(Code that draws figures)
-=-=-

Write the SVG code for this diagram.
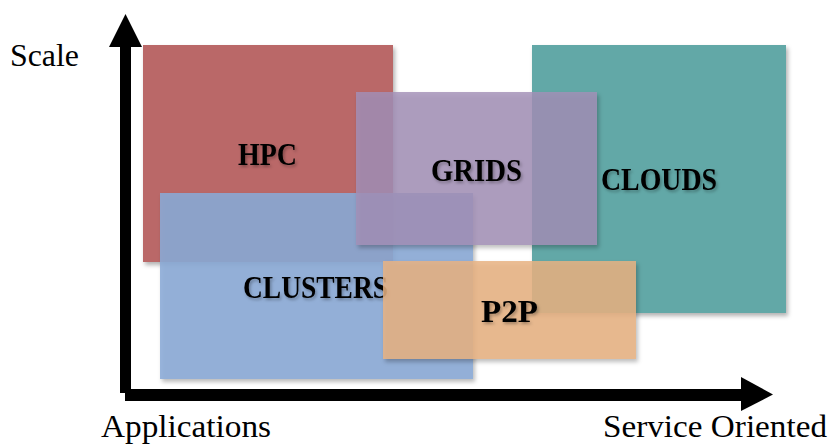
<svg xmlns="http://www.w3.org/2000/svg" width="832" height="444" viewBox="0 0 832 444">
  <defs>
    <filter id="boxShadow" x="-10%" y="-10%" width="125%" height="125%">
      <feDropShadow dx="2" dy="3" stdDeviation="2" flood-color="#000" flood-opacity="0.3"/>
    </filter>
    <filter id="textShadow" x="-10%" y="-20%" width="125%" height="150%">
      <feDropShadow dx="1.5" dy="2" stdDeviation="1.5" flood-color="#000" flood-opacity="0.3"/>
    </filter>
  </defs>
  <style>
    .box { filter: url(#boxShadow); }
    .label { font-family: "Liberation Serif", "DejaVu Serif", serif; font-weight: bold; font-size: 32px; fill: #000; filter: url(#textShadow); }
    .axis-label { font-family: "Liberation Serif", "DejaVu Serif", serif; font-size: 32px; fill: #000; }
    .axis { fill: #000; }
  </style>

  <rect width="832" height="444" fill="#fff"/>

  <!-- axes -->
  <g id="axes">
    <rect class="axis" x="120" y="44" width="11" height="349"/>
    <polygon class="axis" points="125.5,14 142,47 109,47"/>
    <rect class="axis" x="125" y="389" width="618" height="12"/>
    <polygon class="axis" points="741,377 773,394.5 741,411"/>
  </g>

  <g id="hpc">
    <rect class="box" x="143" y="45" width="250" height="217" fill="#BA6868"/>
    <text class="label" x="238" y="165" textLength="59" lengthAdjust="spacingAndGlyphs">HPC</text>
  </g>

  <g id="clusters">
    <rect class="box" x="160" y="193" width="313" height="186" fill="#8AAAD6" fill-opacity="0.88"/>
    <text class="label" x="243" y="298" textLength="145" lengthAdjust="spacingAndGlyphs">CLUSTERS</text>
  </g>

  <g id="clouds">
    <rect class="box" x="532" y="45" width="254" height="268" fill="#62A8A7"/>
    <text class="label" x="601" y="190" textLength="116" lengthAdjust="spacingAndGlyphs">CLOUDS</text>
  </g>

  <g id="grids">
    <rect class="box" x="356" y="92" width="241" height="153" fill="#A290B7" fill-opacity="0.82"/>
    <text class="label" x="431" y="181" textLength="91" lengthAdjust="spacingAndGlyphs">GRIDS</text>
  </g>

  <g id="p2p">
    <rect class="box" x="383" y="261" width="253" height="98" fill="#E8B283" fill-opacity="0.845"/>
    <text class="label" x="481" y="322" textLength="57" lengthAdjust="spacingAndGlyphs">P2P</text>
  </g>

  <!-- axis captions -->
  <g id="captions">
    <text class="axis-label" x="10" y="66" textLength="69" lengthAdjust="spacingAndGlyphs">Scale</text>
    <text class="axis-label" x="101" y="437" textLength="170" lengthAdjust="spacingAndGlyphs">Applications</text>
    <text class="axis-label" x="603" y="437" textLength="224" lengthAdjust="spacingAndGlyphs">Service Oriented</text>
  </g>
</svg>
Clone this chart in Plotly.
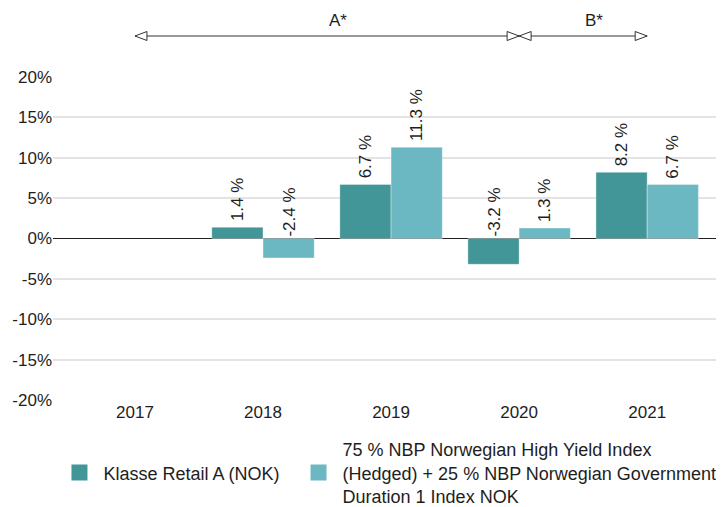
import plotly.graph_objects as go

years = ["2017", "2018", "2019", "2020", "2021"]
fund = [None, 1.4, 6.7, -3.2, 8.2]
bench = [None, -2.4, 11.3, 1.3, 6.7]
fund_name = "Klasse Retail A (NOK)"
bench_name = ("75 % NBP Norwegian High Yield Index<br>(Hedged) + 25 % NBP Norwegian Government"
              "<br>Duration 1 Index NOK")
y_ticks = [-20, -15, -10, -5, 0, 5, 10, 15, 20]
y_ticktext = ["-20%", "-15%", "-10%", "-5%", "0%", "5%", "10%", "15%", "20%"]
periods = [("A*", 0, 3), ("B*", 3, 4)]

c_fund = "rgb(67,150,152)"
c_bench = "rgb(108,184,194)"
font = "Liberation Sans, Arial, sans-serif"
txt = "#1e1e1e"

xs = list(range(len(years)))
fig = go.Figure()
fig.add_trace(go.Bar(x=xs, y=fund, marker=dict(color=c_fund, line=dict(color="rgba(255,255,255,0.35)", width=1)),
                     showlegend=False, hoverinfo="skip"))
fig.add_trace(go.Bar(x=xs, y=bench, marker=dict(color=c_bench, line=dict(color="rgba(255,255,255,0.35)", width=1)),
                     showlegend=False, hoverinfo="skip"))
pad = "\u00a0" * 2
for name, col in [(" <br>" + fund_name + pad + "<br> ", c_fund), (bench_name, c_bench)]:
    fig.add_trace(go.Scatter(x=[None], y=[None], mode="markers", name=name,
                             marker=dict(symbol="square", size=14, color=col, line=dict(color=col, width=2))))

ann = []
off = 0.2
for vals, d in [(fund, -off), (bench, off)]:
    for i, v in enumerate(vals):
        if v is None:
            continue
        ann.append(dict(x=i + d, y=max(v, 0), xref="x", yref="y", text=f"{v:.1f} %",
                        textangle=-90, showarrow=False, yanchor="bottom", xanchor="center",
                        yshift=4 if v > 0 else 0, font=dict(size=17, color=txt, family=font)))

shapes = []
for label, a, b in periods:
    shapes.append(dict(type="line", xref="x", yref="paper", ysizemode="pixel", yanchor=1,
                       x0=a, x1=b, y0=41, y1=41, line=dict(color="#333", width=1.2)))
    shapes.append(dict(type="path", xref="x", xsizemode="pixel", xanchor=a, yref="paper",
                       ysizemode="pixel", yanchor=1, path="M0,41 L12,45.5 L12,36.5 Z",
                       fillcolor="white", line=dict(color="#333", width=1)))
    shapes.append(dict(type="path", xref="x", xsizemode="pixel", xanchor=b, yref="paper",
                       ysizemode="pixel", yanchor=1, path="M0,41 L-12,45.5 L-12,36.5 Z",
                       fillcolor="white", line=dict(color="#333", width=1)))
    ann.append(dict(x=(a + b) / 2, y=1, xref="x", yref="paper", text=label, showarrow=False,
                    xanchor="left", yanchor="middle", yshift=57,
                    font=dict(size=17, color=txt, family=font)))

fig.update_layout(
    width=716, height=499,
    margin=dict(l=45, r=0, t=69, b=107, autoexpand=False),
    paper_bgcolor="white", plot_bgcolor="white",
    barmode="group", bargap=0.2, bargroupgap=0,
    font=dict(family=font, size=17, color=txt),
    xaxis=dict(tickmode="array", tickvals=xs, ticktext=years, range=[-0.64, 4.6],
               showgrid=False, zeroline=False, showline=False, ticks="", automargin=False),
    yaxis=dict(range=[-20, 20], tickmode="array", tickvals=y_ticks, ticktext=y_ticktext, showgrid=True,
               gridcolor="#e3e3e3", gridwidth=2, zeroline=True, zerolinecolor="#222",
               zerolinewidth=1.3, showline=False, ticks="", automargin=False),
    legend=dict(orientation="h", xref="container", x=0.0663, xanchor="left",
                y=-0.226, yanchor="middle",
                itemwidth=38, valign="middle",
                font=dict(size=18, color=txt, family=font)),
    annotations=ann, shapes=shapes,
)
fig.write_html("out.html")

-=-=-

* _OBJECTIVE_
The required answer is a single number: the count of lines in the entries that hold the string "this".

* _EXERCISE RESULT_
2